Como tanta gente, Gabriel había oído el mito de que la vida entera desfilaba ante los ojos en los instantes anteriores a la muerte. En realidad, cuando sintió el roce gélido de la guadaña de la muerte al cortar el aire cerca de su cara, su frialdad en marcado contraste con la quemazón posterior al impacto de las balas, no había experimentado esa clase de visiones. Ahora, mientras unía las piezas de lo ocurrido, recordó sólo una imprecisa sensación de sorpresa, como si se hubiese tropezado con alguien en una calle y, al mirarlo a la cara para disculparse, hubiese identificado a un viejo conocido cuya llegada esperaba desde hacía tiempo.

No, los acontecimientos de su vida habían acudido a su memoria más tarde, cuando yacía en un estupor inducido por los fármacos en el lecho del hospital, confundiéndose y entretejiéndose lo real y lo imaginado a causa de los estupefacientes, y vio entonces a su difunta esposa rodeada de los niños que nunca habían tenido, una existencia imaginaria cuya ausencia no le producía el menor pesar.
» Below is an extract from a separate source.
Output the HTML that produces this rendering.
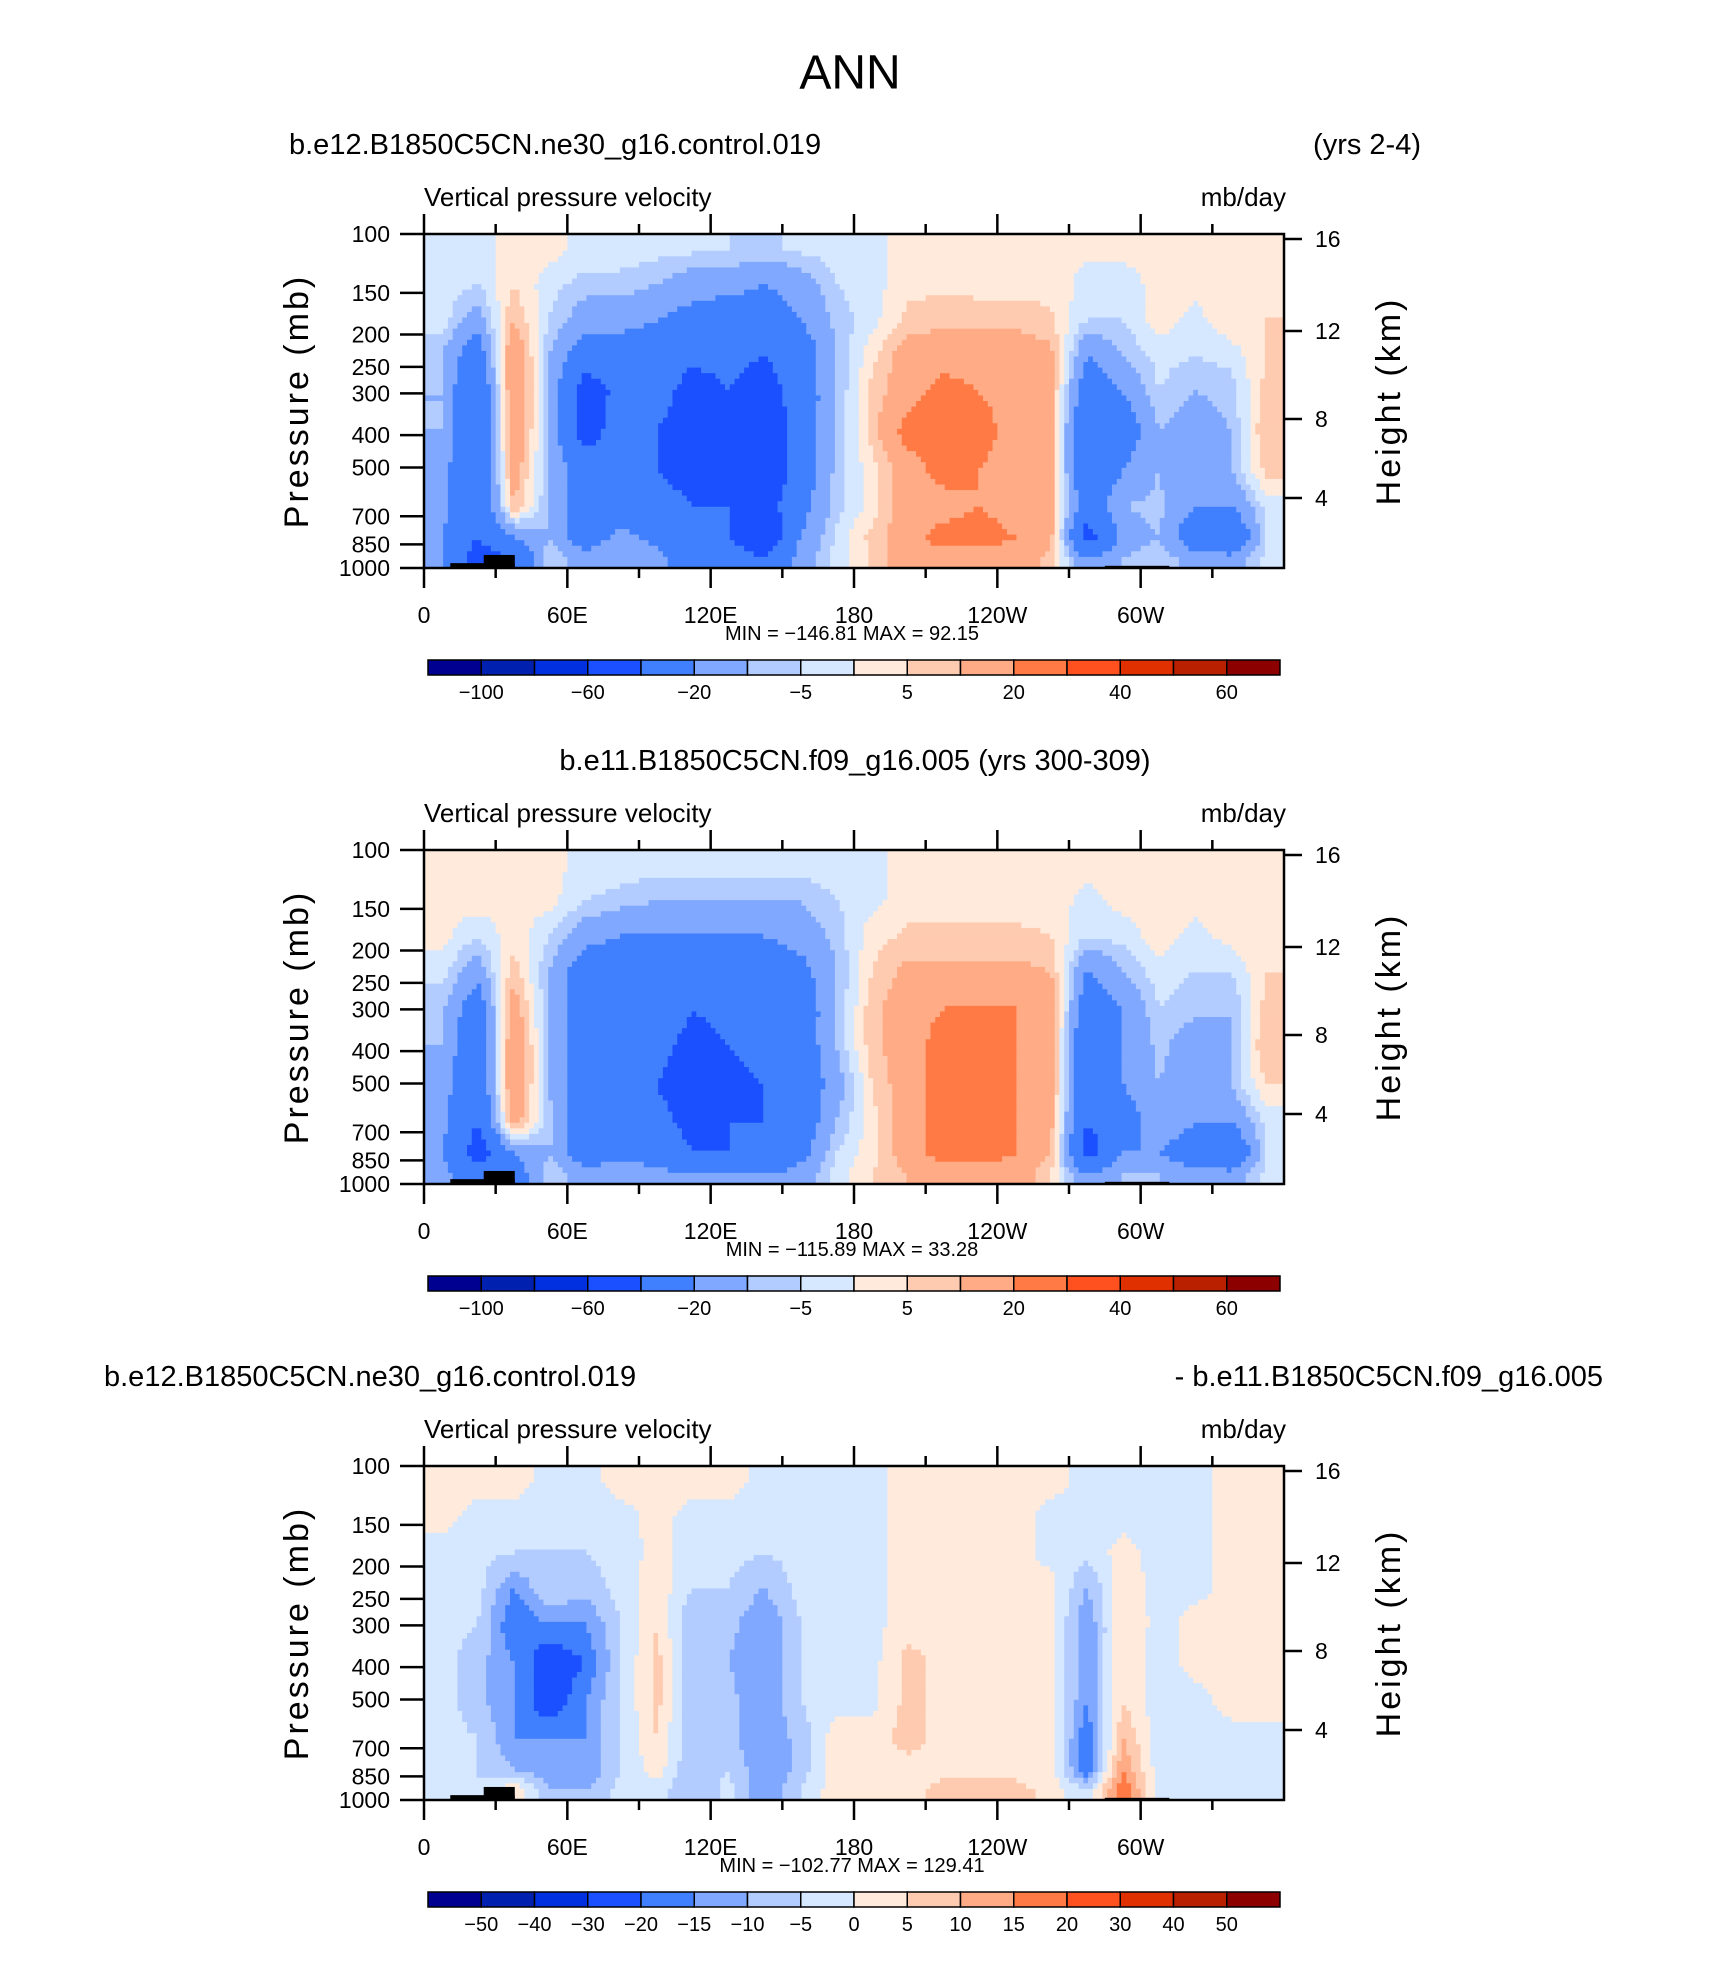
<!DOCTYPE html>
<html><head><meta charset="utf-8"><title>ANN Vertical pressure velocity</title>
<style>
html,body{margin:0;padding:0;background:#fff;}
svg{display:block;}
text{font-family:"Liberation Sans","DejaVu Sans",sans-serif;fill:#000;}
</style></head>
<body>
<svg id="fig" width="1710" height="1974" viewBox="0 0 1710 1974" xmlns="http://www.w3.org/2000/svg"></svg>
<script>
// ---------- data ----------
const lonBins = [7.5,22.5,37.5,52.5,67.5,82.5,97.5,112.5,127.5,142.5,157.5,172.5,187.5,202.5,217.5,232.5,247.5,262.5,277.5,292.5,307.5,322.5,337.5,352.5];
const pressureBands = [[100,125],[125,160],[160,205],[205,260],[260,340],[340,440],[440,580],[580,740],[740,880],[880,1000]];
const pressureTicks = [100,150,200,250,300,400,500,700,850,1000];
const heightTicks = ["16","12","8","4"];
const lonTicks = [0,60,120,180,240,300];
const lonTickLabels = ["0","60E","120E","180","120W","60W"];
const levelsMain = [-100,-80,-60,-40,-20,-10,-5,0,5,10,20,30,40,50,60];
const labelsMain = ["-100","","-60","","-20","","-5","","5","","20","","40","","60"];
const levelsDiff = [-50,-40,-30,-20,-15,-10,-5,0,5,10,15,20,30,40,50];
const labelsDiff = ["-50","-40","-30","-20","-15","-10","-5","0","5","10","15","20","30","40","50"];
const colors = ["#000090","#0020b0","#0030e0","#1a50ff","#4080ff","#80a8ff","#b3ccff","#d6e8ff","#ffeadb","#ffcbb0","#ffab85","#ff7a45","#ff5020","#e03000","#b82000","#8c0000"];
// values per longitude column, rows top (100mb) to bottom (1000mb)
const p1Cols = [
[-2,-2,-2,-10,-10,-10,-15,-15,-20,-20],
[-3,-5,-15,-30,-40,-40,-40,-40,-40,-50],
[3,5,10,20,20,20,15,10,-20,-40],
[2,-3,-5,-10,-10,-10,-10,-10,-10,-5],
[-2,-7,-15,-30,-50,-50,-30,-30,-30,-15],
[-2,-7,-15,-30,-35,-30,-30,-30,-15,-10],
[-3,-10,-20,-30,-30,-40,-40,-30,-25,-15],
[-4,-15,-25,-35,-50,-50,-50,-40,-40,-30],
[-5,-15,-30,-35,-40,-40,-40,-40,-40,-25],
[-6,-20,-30,-40,-50,-60,-60,-50,-60,-40],
[-4,-15,-20,-30,-30,-30,-30,-25,-20,-15],
[-3,-5,-8,-10,-10,-10,-8,-7,-4,-3],
[-2,-2,-2,3,7,7,3,2,7,6],
[2,3,7,15,15,25,15,15,15,15],
[2,4,8,15,25,25,25,15,25,15],
[2,3,8,15,20,25,20,20,25,15],
[2,3,8,15,15,15,15,15,20,15],
[2,3,6,12,12,12,12,12,12,8],
[1,-2,-5,-20,-30,-40,-40,-30,-50,-20],
[2,-3,-5,-10,-20,-30,-20,-10,-15,-10],
[2,2,3,-3,-5,-10,-10,-8,-10,-5],
[2,2,-2,-5,-10,-15,-20,-20,-30,-15],
[2,2,4,-3,-8,-10,-10,-20,-40,-15],
[2,2,5,5,7,10,7,-3,-5,-3]];
const p2Cols = [
[2,2,2,-3,-8,-10,-15,-15,-20,-15],
[2,3,-5,-15,-30,-35,-35,-40,-50,-30],
[2,3,3,8,15,20,20,15,-20,-30],
[2,2,-5,-10,-10,-10,-10,-8,-10,-5],
[-2,-5,-15,-30,-30,-30,-30,-30,-30,-15],
[-2,-7,-20,-30,-35,-35,-30,-30,-25,-10],
[-3,-10,-20,-30,-30,-35,-40,-35,-30,-15],
[-3,-10,-20,-30,-40,-45,-50,-45,-40,-20],
[-3,-10,-20,-30,-35,-40,-45,-40,-40,-20],
[-3,-10,-20,-30,-35,-35,-40,-40,-40,-20],
[-3,-10,-15,-25,-30,-30,-30,-30,-25,-15],
[-2,-5,-8,-10,-10,-10,-15,-10,-5,-3],
[-2,-2,3,5,8,8,5,3,3,5],
[2,3,6,12,15,15,15,15,15,10],
[2,3,6,12,20,25,25,25,25,15],
[2,3,6,12,20,25,25,25,25,15],
[2,3,6,12,20,20,20,20,20,15],
[2,3,5,10,15,15,15,12,10,5],
[2,-2,-5,-20,-30,-40,-40,-40,-50,-20],
[2,2,-3,-10,-20,-20,-20,-30,-20,-10],
[2,2,3,-2,-5,-8,-10,-10,-20,-10],
[2,2,-2,-5,-8,-15,-15,-20,-30,-15],
[2,2,2,-5,-10,-10,-10,-20,-40,-15],
[2,2,4,5,7,10,5,-3,-5,-3]];
const p3Cols = [
[2,2,-2,-2,-3,-3,-3,-3,-3,-5],
[2,-2,-3,-3,-5,-8,-8,-5,-5,-5],
[2,-2,-5,-15,-20,-15,-15,-15,-10,5],
[-2,-3,-5,-5,-15,-25,-25,-15,-15,-10],
[-2,-3,-5,-8,-15,-20,-15,-15,-15,-10],
[2,-2,-3,-3,-5,-5,-5,-5,-5,-3],
[2,2,2,3,5,7,7,5,3,-3],
[2,-2,-3,-5,-10,-10,-10,-10,-10,-10],
[2,-2,-3,-5,-8,-10,-8,-8,-5,-3],
[-2,-3,-5,-10,-15,-15,-15,-15,-15,-15],
[-2,-3,-3,-3,-5,-5,-5,-8,-8,-5],
[-2,-2,-2,-2,-2,-2,-2,3,3,3],
[-2,-2,-2,-2,-2,-2,-2,3,3,3],
[2,2,2,3,3,7,7,7,3,3],
[2,2,2,2,3,3,3,3,3,7],
[2,2,2,2,2,2,2,3,3,7],
[2,2,2,2,2,2,2,3,3,7],
[2,-2,-2,2,2,2,2,3,3,3],
[-2,-2,-3,-10,-15,-15,-15,-20,-20,-5],
[-2,-2,2,3,5,5,5,10,15,20],
[-2,-2,-2,-2,-2,-3,-3,-3,-3,-3],
[-2,-2,-2,-2,2,2,-2,-3,-3,-3],
[2,2,2,2,2,2,2,-2,-3,-3],
[2,2,2,2,2,2,2,-2,-2,-3]];
const topoLonStart = [11,25,285];
const topoLonEnd = [38,38,312];
const topoPres = [967,914,985];

// ---------- drawing ----------
const NS = "http://www.w3.org/2000/svg";
const svg = document.getElementById("fig");
const X0 = 424, X1 = 1284, PH = 334;
function xOf(lon){ return X0 + lon/360*(X1-X0); }
function yOf(top,p){ return top + Math.log10(p/100)*PH; }
function el(tag, attrs, parent){
  const e = document.createElementNS(NS, tag);
  for (const k in attrs) e.setAttribute(k, attrs[k]);
  (parent||svg).appendChild(e); return e;
}
function txt(s, x, y, size, anchor, parent){
  const t = el("text", {x:x, y:y, "font-size":size, "text-anchor":anchor||"start", "dominant-baseline":"central"}, parent);
  t.textContent = s; return t;
}
function colorFor(v, levels){
  for (let i=0;i<levels.length;i++) if (v < levels[i]) return colors[i];
  return colors[levels.length];
}
const rowCenters = pressureBands.map(b => Math.log10(Math.sqrt(b[0]*b[1])));
function sample(cols, lon, lp){
  let fc = (lon - lonBins[0]) / 15;
  fc = Math.max(0, Math.min(lonBins.length-1, fc));
  const c0 = Math.floor(fc), c1 = Math.min(lonBins.length-1, c0+1), tc = fc - c0;
  let r0 = 0;
  while (r0 < rowCenters.length-2 && lp > rowCenters[r0+1]) r0++;
  let tr = (lp - rowCenters[r0]) / (rowCenters[r0+1]-rowCenters[r0]);
  tr = Math.max(0, Math.min(1, tr));
  const r1 = r0+1;
  const a = cols[c0][r0]*(1-tc) + cols[c1][r0]*tc;
  const b = cols[c0][r1]*(1-tc) + cols[c1][r1]*tc;
  return a*(1-tr) + b*tr;
}

let t = txt("ANN", 850, 73, 48, "middle");



function panel(top, cols, levels, labels, minmax, idx){
  const g = el("g", {});
  
  
  const cells = el("g", {}, g);
  
  
  const NX = 180, NY = 60;
  for (let j=0;j<NY;j++){
    const lpa = 2 + j/NY, lpb = 2 + (j+1)/NY;
    const ya = top + (lpa-2)*PH, yb = top + (lpb-2)*PH;
    let runStart = 0, runColor = null;
    for (let i=0;i<=NX;i++){
      let col = null;
      if (i < NX){
        const lon = (i+0.5)*360/NX;
        col = colorFor(sample(cols, lon, (lpa+lpb)/2), levels);
      }
      if (col !== runColor){
        if (runColor !== null){
          const xa = xOf(runStart*360/NX), xb = xOf(i*360/NX);
          const rc = el("rect", {x:xa, y:ya, width:xb-xa+0.5, height:yb-ya+0.5, fill:runColor}, cells);
          
          
        }
        runStart = i; runColor = col;
      }
    }
  }
  for (let i=0;i<topoLonStart.length;i++){
    const ya = yOf(top, topoPres[i]);
    const rr = el("rect", {x:xOf(topoLonStart[i]), y:ya, width:xOf(topoLonEnd[i])-xOf(topoLonStart[i]), height:top+PH-ya, fill:"#000"}, g);
    
    
  }
  const fr = el("rect", {x:X0, y:top, width:X1-X0, height:PH, fill:"none", stroke:"#000", "stroke-width":2.5}, g);
  
  
  for (const p of pressureTicks){
    const y = yOf(top,p);
    el("line", {x1:400, x2:X0, y1:y, y2:y, stroke:"#000", "stroke-width":2.5}, g);
    const l = txt(String(p), 390, y, 23, "end", g);
    
    
  }
  const hy = [5, 97, 185, 264];
  for (let i=0;i<heightTicks.length;i++){
    const y = top + hy[i];
    el("line", {x1:X1, x2:X1+18, y1:y, y2:y, stroke:"#000", "stroke-width":2.5}, g);
    const l = txt(heightTicks[i], 1315, y, 23, "start", g);
    
    
  }
  for (let lon=0; lon<=330; lon+=30){
    const major = lon % 60 === 0;
    const x = xOf(lon);
    el("line", {x1:x, x2:x, y1:top, y2:top-(major?20:10), stroke:"#000", "stroke-width":2.5}, g);
    el("line", {x1:x, x2:x, y1:top+PH, y2:top+PH+(major?20:10), stroke:"#000", "stroke-width":2.5}, g);
  }
  for (let i=0;i<lonTicks.length;i++){
    const l = txt(lonTickLabels[i], xOf(lonTicks[i]), top+381, 23, "middle", g);
    
    
  }
  let s = txt("Vertical pressure velocity", 424, top-37, 26, "start", g);
  
  
  s = txt("mb/day", 1286, top-37, 26, "end", g);
  
  
  s = txt("Pressure (mb)", 0, 0, 34, "middle", g);
  s.setAttribute("transform", "translate(297,"+(top+PH/2)+") rotate(-90)");
  s.setAttribute("letter-spacing", "3");
  
  
  s = txt("Height (km)", 0, 0, 34, "middle", g);
  s.setAttribute("transform", "translate(1389,"+(top+PH/2)+") rotate(-90)");
  s.setAttribute("letter-spacing", "3");
  
  
  s = txt(minmax, 852, top+400, 20, "middle", g);
  
  
  const cb = el("g", {}, g);
  
  
  const cx0 = 428, cx1 = 1280, cy = top+426, ch = 15, bw = (cx1-cx0)/16;
  for (let i=0;i<16;i++){
    const b = el("rect", {x:cx0+i*bw, y:cy, width:bw, height:ch, fill:colors[i], stroke:"#000", "stroke-width":1.5}, cb);
    
    
  }
  for (let i=0;i<labels.length;i++){
    if (!labels[i]) continue;
    const l = txt(labels[i].replace("-","\u2212"), cx0+(i+1)*bw, top+459, 20, "middle", cb);
    
    
  }
}

panel(234, p1Cols, levelsMain, labelsMain, "MIN = \u2212146.81   MAX =  92.15", 1);
panel(850, p2Cols, levelsMain, labelsMain, "MIN = \u2212115.89   MAX =  33.28", 2);
panel(1466, p3Cols, levelsDiff, labelsDiff, "MIN = \u2212102.77   MAX = 129.41", 3);

t = txt("b.e12.B1850C5CN.ne30_g16.control.019", 289, 145, 29, "start");


t = txt("(yrs 2-4)", 1421, 145, 29, "end");


t = txt("b.e11.B1850C5CN.f09_g16.005 (yrs 300-309)", 855, 761, 29, "middle");


t = txt("b.e12.B1850C5CN.ne30_g16.control.019", 104, 1377, 29, "start");


t = txt("- b.e11.B1850C5CN.f09_g16.005", 1603, 1377, 29, "end");


</script>
</body></html>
Vio a hombres y mujeres jóvenes enviados a poner fin a las vidas de otros, pero en sus sueños sólo regresaban los muertos, y no lo responsabilizaban de nada, ya que él no sentía la menor culpabilidad por lo que había hecho. A la mayoría los había rescatado de vidas que acaso de otro modo habrían terminado en cárceles o en bares de pobres. Algunos habían padecido finales violentos por la intervención de Gabriel, pero ese destino ya estaba escrito para ellos mucho antes de conocerlo a él. Gabriel simplemente había alterado el lugar de su fin, así como la duración y el desarrollo de la vida que lo había precedido. Eran sus Hombres de la Guadaña, sus jornaleros en el campo, y los había equipado de la mejor manera posible conforme a sus aptitudes para llevar a cabo las tareas que tenían ante sí.